Fast forward twenty one years and I’m back, only now everyone is riding carbon instead of steel, and the track has been redubbed Pacific Raceways (PR).

Ten Cucina Fresca (my team) riders rolled out for the Cat 4/5 start. I have to say that I’m a bit bummed that my first two starts as a Cat 4 have been in 4/5 races but I guess as the season progresses and Cat 5’s get more experience it makes sense to combine the two. We had some real powerhouses out there and it was nice riding with a strong team presence. Unfortunately we weren’t the only strong team.

Cycle U had definitely come to race. This was the first time I’d ridden against an organized team that was out to win, and I have to admit it was eye-opening. Honestly I was spending the majority of my time trying not to wipe anybody out, but I did notice that the Cycle U guys were continually pushing forward.

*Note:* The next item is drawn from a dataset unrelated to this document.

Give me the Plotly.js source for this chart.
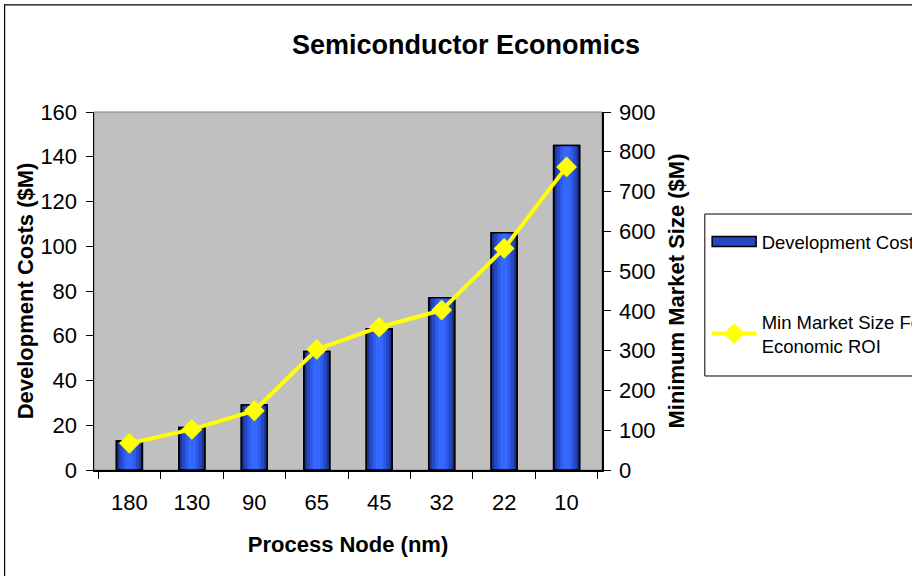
<!DOCTYPE html>
<html>
<head>
<meta charset="utf-8">
<script src="https://cdn.plot.ly/plotly-3.0.1.min.js"></script>
<style>html,body{margin:0;padding:0;background:#fff;}#chart{width:912px;height:576px;}</style>
</head>
<body>
<div id="chart"></div>
<script>
const nodes = ["180", "130", "90", "65", "45", "32", "22", "10"];
const devCosts = [13, 19, 29, 53, 63, 77, 106, 145];
const minMarket = [67, 102, 149, 303, 359, 402, 557, 762];
const yLeftTicks = [0, 20, 40, 60, 80, 100, 120, 140, 160];
const yRightTicks = [0, 100, 200, 300, 400, 500, 600, 700, 800, 900];

const FONT = "Liberation Sans, Arial, sans-serif";

const traces = [
  {type: "bar", x: nodes, y: devCosts, name: "Development Costs", width: 0.415,
   marker: {color: "#1c358f", line: {color: "#000", width: 1.5}}, legendgroup: "a", hoverinfo: "skip"},
  {type: "bar", x: nodes, y: devCosts, width: 0.32, showlegend: false,
   marker: {color: "#2647c4", line: {width: 0}}, hoverinfo: "skip"},
  {type: "bar", x: nodes, y: devCosts, width: 0.22, showlegend: false,
   marker: {color: "#2e5ae8", line: {width: 0}}, hoverinfo: "skip"},
  {type: "bar", x: nodes, y: devCosts, width: 0.12, showlegend: false,
   marker: {color: "#3468ff", line: {width: 0}}, hoverinfo: "skip"},
  {type: "bar", x: nodes, y: devCosts, width: 0.415, showlegend: false,
   marker: {color: "rgba(0,0,0,0)", line: {color: "#000", width: 1.5}}, hoverinfo: "skip"},
  {type: "scatter", mode: "lines+markers", x: nodes, y: minMarket, yaxis: "y2",
   name: "Min Market Size For<br>Economic ROI", legendgroup: "b",
   line: {color: "#ffff00", width: 4},
   marker: {symbol: "diamond", size: 16, color: "#ffff00"}}
];

const layout = {
  width: 912, height: 576,
  paper_bgcolor: "#ffffff", plot_bgcolor: "#c0c0c0",
  margin: {l: 94, r: 310, t: 112, b: 106, autoexpand: false},
  font: {family: FONT, color: "#000"},
  barmode: "overlay",
  title: {text: "<b>Semiconductor Economics</b>", font: {size: 27, family: FONT},
          x: 0.511, xref: "container", xanchor: "center", y: 0.922, yref: "container", yanchor: "middle"},
  xaxis: {type: "category", categoryorder: "array", categoryarray: nodes,
          showline: true, linecolor: "#000", linewidth: 1.5, ticks: "outside", ticklen: 7,
          tickson: "boundaries", tickcolor: "#000", tickfont: {size: 22}, showgrid: false,
          ticklabelstandoff: 12,
          title: {text: "<b>Process Node (nm)</b>", font: {size: 22}, standoff: 22}},
  yaxis: {range: [0, 160], tickvals: yLeftTicks, showline: true, linecolor: "#000", linewidth: 1.5,
          ticks: "outside", ticklen: 7, tickcolor: "#000", tickfont: {size: 22}, showgrid: false,
          zeroline: false, ticklabelstandoff: 4,
          title: {text: "<b>Development Costs ($M)</b>", font: {size: 22}, standoff: 0}},
  yaxis2: {range: [0, 900], tickvals: yRightTicks, overlaying: "y", side: "right",
           showline: true, linecolor: "#000", linewidth: 1.5, ticks: "outside", ticklen: 7,
           tickcolor: "#000", tickfont: {size: 22}, showgrid: false, zeroline: false, ticklabelstandoff: 4,
           title: {text: "<b>Minimum Market Size ($M)</b>", font: {size: 22}, standoff: 14}},
  legend: {x: 1.206, xanchor: "left", y: 0.69, yanchor: "top", bgcolor: "rgba(0,0,0,0)",
           borderwidth: 0, font: {size: 18.5}, traceorder: "grouped", tracegroupgap: 53,
           itemwidth: 45},
  shapes: [
    {type: "rect", xref: "paper", yref: "paper", x0: 0, x1: 1, y0: 0, y1: 1,
     line: {color: "#808080", width: 1}, layer: "below"},
    {type: "rect", xref: "paper", yref: "paper", x0: 1.2024, x1: 2, y0: 0.2626, y1: 0.715,
     line: {color: "#000", width: 1}},
    {type: "rect", xref: "paper", yref: "paper", x0: -0.176, x1: 2, y0: -1, y1: 1.299,
     line: {color: "#000", width: 1.2}}
  ],
  showlegend: true
};

Plotly.newPlot("chart", traces, layout, {displayModeBar: false, staticPlot: true}).then(function (gd) {
  // widen the bar legend swatch to match the reference's wide rectangle
  const item = gd.querySelector(".legend .traces .legendpoints path");
  if (item) {
    item.setAttribute("d", "M22,5H-22V-5H22Z");
    item.style.fill = "#2647c4";
    item.style.stroke = "#000";
    item.style.strokeWidth = "1.5px";
  }
});
</script>
</body>
</html>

The race is an hour long, which kind of puts it somewhere between a road race and a criterium. The route varies from week to week and this time it was on what they call the flat course. The nice weather must have swelled the turnout as I think we had over sixty starters. Man that flat course is fast and furious. Without the hills you don’t have to worry about that sucking air oxygen debt thing and oftentimes I’d look down at my computer to see that we were going over thirty miles per hour. It was a screaming wild ride.

I’d eaten a diced up and boiled potato on the drive down and those carbs were fueling me just fine. In other words I was feeling great. At the two laps to go bell I decided to start moving up. Position is everything, and in my other races I’ve always just ended up stuck somewhere in the middle, unable to move up, and so this time I figured I’d get up in fifth or sixth place. As we approached the final lap I was moving up on the outside left when I noticed my teammate Chad up front. For no good reason I threw down and whipped in front.

I’m not sure what I was thinking, maybe I thought I could bring up a few teammates and then we could control the race from the front. I suppose I should have communicated those thoughts. In reality I was feeling good and just took the shot – what the heck.

I led for awhile and then pulled off, Chad was still in behind me, I was fairly well gassed but pulled in as soon as I had a chance. After the second turn things got a bit dicey as riders started to push forward on the slippery burn out strip (where dragsters heat up their tires), but we all made it through. I took a tight inside line on turns three and four but as I came out of the final turn the top ten guys were already out of their saddles heading for the finish line. The finish was a bit crazy as we ran smack into the back end of the Cat 1/2/3 group, combine that with poor visibility due to the setting sun and we had a real kerfungle.

All in all it was a great race, I can honestly say that it was the most fun I’ve ever had on two wheels.

Tuesday, July 5, 2011

Not the Only One

Went down to Burien to race in the Joe Matava Memorial Crit yesterday. I wanted to try my hand in the 9:00 Masters race but when Melony got wind of the 7:40 Cat 4/5 start she “encouraged” me to get up early. The course was perfect: big wide turns with a little hill work thrown in. I have to figure out those corners because my typical lap was hold my own on the downhill, lose a little time on two corners, move up on the uphill and then get passed on the next two corners; in the end it was a zero sum gain. I was happy to be racing with four other Cucina Fresca riders, we didn’t make any big moves but it was good to be out there with the bruddas.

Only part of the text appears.